> Prompt
Quote the data below in full, minus the images.
===== Material provided
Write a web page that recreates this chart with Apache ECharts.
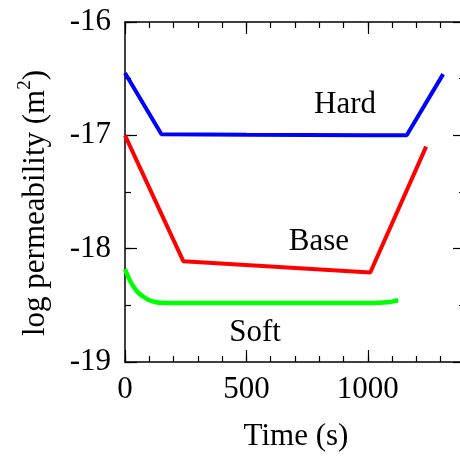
<!DOCTYPE html>
<html>
<head>
<meta charset="utf-8">
<script src="https://cdn.jsdelivr.net/npm/echarts@6/dist/echarts.min.js"></script>
<style>html,body{margin:0;padding:0;background:#fff;}#c{width:460px;height:457px;}</style>
</head>
<body>
<div id="c"></div>
<script>
// Data
var hardData = [[0,-16.45],[150,-16.99],[500,-16.995],[1000,-17.0],[1160,-17.0],[1310,-16.46]];
var baseData = [[0,-17.0],[240,-18.11],[1010,-18.21],[1240,-17.10]];
var softData = [[0,-18.18],[20,-18.28],[40,-18.35],[60,-18.40],[80,-18.43],[100,-18.455],[125,-18.47],[150,-18.478],[200,-18.48],[600,-18.48],[1000,-18.48],[1050,-18.478],[1080,-18.473],[1100,-18.467],[1125,-18.455]];
var seriesNames = ['Hard','Base','Soft'];
var xLabelValues = [0,500,1000];
var yLabelValues = [-19,-18,-17,-16];

var FONT = 'Liberation Serif';
var FS = 31;
var chart = echarts.init(document.getElementById('c'), null, {renderer:'canvas'});

function xAx(pos, interval, len, labels, line) {
  return {
    type:'value', position:pos, min:0, max:1400, interval:interval,
    axisLine:{show:line, onZero:false, lineStyle:{color:'#000', width:1.5}},
    axisTick:{show:true, inside:true, length:len, lineStyle:{color:'#000', width:1.2}},
    axisLabel:{show:labels, color:'#000', fontFamily:FONT, fontSize:FS, margin:12,
      formatter:function(v){ return xLabelValues.indexOf(v) >= 0 ? String(v) : ''; }},
    splitLine:{show:false}
  };
}
function yAx(pos, interval, len, labels, line) {
  return {
    type:'value', position:pos, min:-19, max:-16, interval:interval,
    axisLine:{show:line, onZero:false, lineStyle:{color:'#000', width:1.5}},
    axisTick:{show:true, inside:true, length:len, lineStyle:{color:'#000', width:1.2}},
    axisLabel:{show:labels, color:'#000', fontFamily:FONT, fontSize:FS, margin:14,
      formatter:function(v){ return yLabelValues.indexOf(v) >= 0 ? String(v) : ''; }},
    splitLine:{show:false}
  };
}

var txt = FS + 'px "Liberation Serif"';
var option = {
  backgroundColor:'#fff',
  animation:false,
  grid:{left:125, top:22, width:340, height:340, containLabel:false, outerBoundsMode:'none'},
  xAxis:[
    xAx('bottom', 500, 12, true, true),
    xAx('bottom', 100, 6, false, false),
    xAx('top', 500, 12, false, true),
    xAx('top', 100, 6, false, false)
  ],
  yAxis:[
    yAx('left', 1, 12, true, true),
    yAx('left', 0.5, 6, false, false),
    yAx('right', 1, 12, false, true),
    yAx('right', 0.5, 6, false, false)
  ],
  series:[
    {name:seriesNames[0], type:'line', data:hardData, showSymbol:false, lineStyle:{color:'#0000ff', width:4}, itemStyle:{color:'#0000ff'}},
    {name:seriesNames[1], type:'line', data:baseData, showSymbol:false, lineStyle:{color:'#ff0000', width:4}, itemStyle:{color:'#ff0000'}},
    {name:seriesNames[2], type:'line', data:softData, showSymbol:false, smooth:0.3, lineStyle:{color:'#00ff00', width:4.5}, itemStyle:{color:'#00ff00'}}
  ],
  graphic:[
    {type:'text', x:345, y:105, style:{text:seriesNames[0], font:txt, fill:'#000', align:'center', verticalAlign:'middle'}},
    {type:'text', x:319, y:242, style:{text:seriesNames[1], font:txt, fill:'#000', align:'center', verticalAlign:'middle'}},
    {type:'text', x:255, y:333, style:{text:seriesNames[2], font:txt, fill:'#000', align:'center', verticalAlign:'middle'}},
    {type:'text', x:296, y:437, style:{text:'Time (s)', font:txt, fill:'#000', align:'center', verticalAlign:'middle'}},
    {type:'text', x:36, y:203, rotation:Math.PI/2, style:{
      text:'{a|log permeability (m}{b|2}{a|)}', align:'center', verticalAlign:'middle', fill:'#000',
      rich:{
        a:{fontFamily:FONT, fontSize:FS, lineHeight:40, fill:'#000', verticalAlign:'middle'},
        b:{fontFamily:FONT, fontSize:19, lineHeight:14, fill:'#000', verticalAlign:'top'}
      }}}
  ]
};
chart.setOption(option);
</script>
</body>
</html>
==========
> Answer to the problem
Write a web page that recreates this chart with Apache ECharts.
<!DOCTYPE html>
<html>
<head>
<meta charset="utf-8">
<script src="https://cdn.jsdelivr.net/npm/echarts@6/dist/echarts.min.js"></script>
<style>html,body{margin:0;padding:0;background:#fff;}#c{width:460px;height:457px;}</style>
</head>
<body>
<div id="c"></div>
<script>
// Data
var hardData = [[0,-16.45],[150,-16.99],[500,-16.995],[1000,-17.0],[1160,-17.0],[1310,-16.46]];
var baseData = [[0,-17.0],[240,-18.11],[1010,-18.21],[1240,-17.10]];
var softData = [[0,-18.18],[20,-18.28],[40,-18.35],[60,-18.40],[80,-18.43],[100,-18.455],[125,-18.47],[150,-18.478],[200,-18.48],[600,-18.48],[1000,-18.48],[1050,-18.478],[1080,-18.473],[1100,-18.467],[1125,-18.455]];
var seriesNames = ['Hard','Base','Soft'];
var xLabelValues = [0,500,1000];
var yLabelValues = [-19,-18,-17,-16];

var FONT = 'Liberation Serif';
var FS = 31;
var chart = echarts.init(document.getElementById('c'), null, {renderer:'canvas'});

function xAx(pos, interval, len, labels, line) {
  return {
    type:'value', position:pos, min:0, max:1400, interval:interval,
    axisLine:{show:line, onZero:false, lineStyle:{color:'#000', width:1.5}},
    axisTick:{show:true, inside:true, length:len, lineStyle:{color:'#000', width:1.2}},
    axisLabel:{show:labels, color:'#000', fontFamily:FONT, fontSize:FS, margin:12,
      formatter:function(v){ return xLabelValues.indexOf(v) >= 0 ? String(v) : ''; }},
    splitLine:{show:false}
  };
}
function yAx(pos, interval, len, labels, line) {
  return {
    type:'value', position:pos, min:-19, max:-16, interval:interval,
    axisLine:{show:line, onZero:false, lineStyle:{color:'#000', width:1.5}},
    axisTick:{show:true, inside:true, length:len, lineStyle:{color:'#000', width:1.2}},
    axisLabel:{show:labels, color:'#000', fontFamily:FONT, fontSize:FS, margin:14,
      formatter:function(v){ return yLabelValues.indexOf(v) >= 0 ? String(v) : ''; }},
    splitLine:{show:false}
  };
}

var txt = FS + 'px "Liberation Serif"';
var option = {
  backgroundColor:'#fff',
  animation:false,
  grid:{left:125, top:22, width:340, height:340, containLabel:false, outerBoundsMode:'none'},
  xAxis:[
    xAx('bottom', 500, 12, true, true),
    xAx('bottom', 100, 6, false, false),
    xAx('top', 500, 12, false, true),
    xAx('top', 100, 6, false, false)
  ],
  yAxis:[
    yAx('left', 1, 12, true, true),
    yAx('left', 0.5, 6, false, false),
    yAx('right', 1, 12, false, true),
    yAx('right', 0.5, 6, false, false)
  ],
  series:[
    {name:seriesNames[0], type:'line', data:hardData, showSymbol:false, lineStyle:{color:'#0000ff', width:4}, itemStyle:{color:'#0000ff'}},
    {name:seriesNames[1], type:'line', data:baseData, showSymbol:false, lineStyle:{color:'#ff0000', width:4}, itemStyle:{color:'#ff0000'}},
    {name:seriesNames[2], type:'line', data:softData, showSymbol:false, smooth:0.3, lineStyle:{color:'#00ff00', width:4.5}, itemStyle:{color:'#00ff00'}}
  ],
  graphic:[
    {type:'text', x:345, y:105, style:{text:seriesNames[0], font:txt, fill:'#000', align:'center', verticalAlign:'middle'}},
    {type:'text', x:319, y:242, style:{text:seriesNames[1], font:txt, fill:'#000', align:'center', verticalAlign:'middle'}},
    {type:'text', x:255, y:333, style:{text:seriesNames[2], font:txt, fill:'#000', align:'center', verticalAlign:'middle'}},
    {type:'text', x:296, y:437, style:{text:'Time (s)', font:txt, fill:'#000', align:'center', verticalAlign:'middle'}},
    {type:'text', x:36, y:203, rotation:Math.PI/2, style:{
      text:'{a|log permeability (m}{b|2}{a|)}', align:'center', verticalAlign:'middle', fill:'#000',
      rich:{
        a:{fontFamily:FONT, fontSize:FS, lineHeight:40, fill:'#000', verticalAlign:'middle'},
        b:{fontFamily:FONT, fontSize:19, lineHeight:14, fill:'#000', verticalAlign:'top'}
      }}}
  ]
};
chart.setOption(option);
</script>
</body>
</html>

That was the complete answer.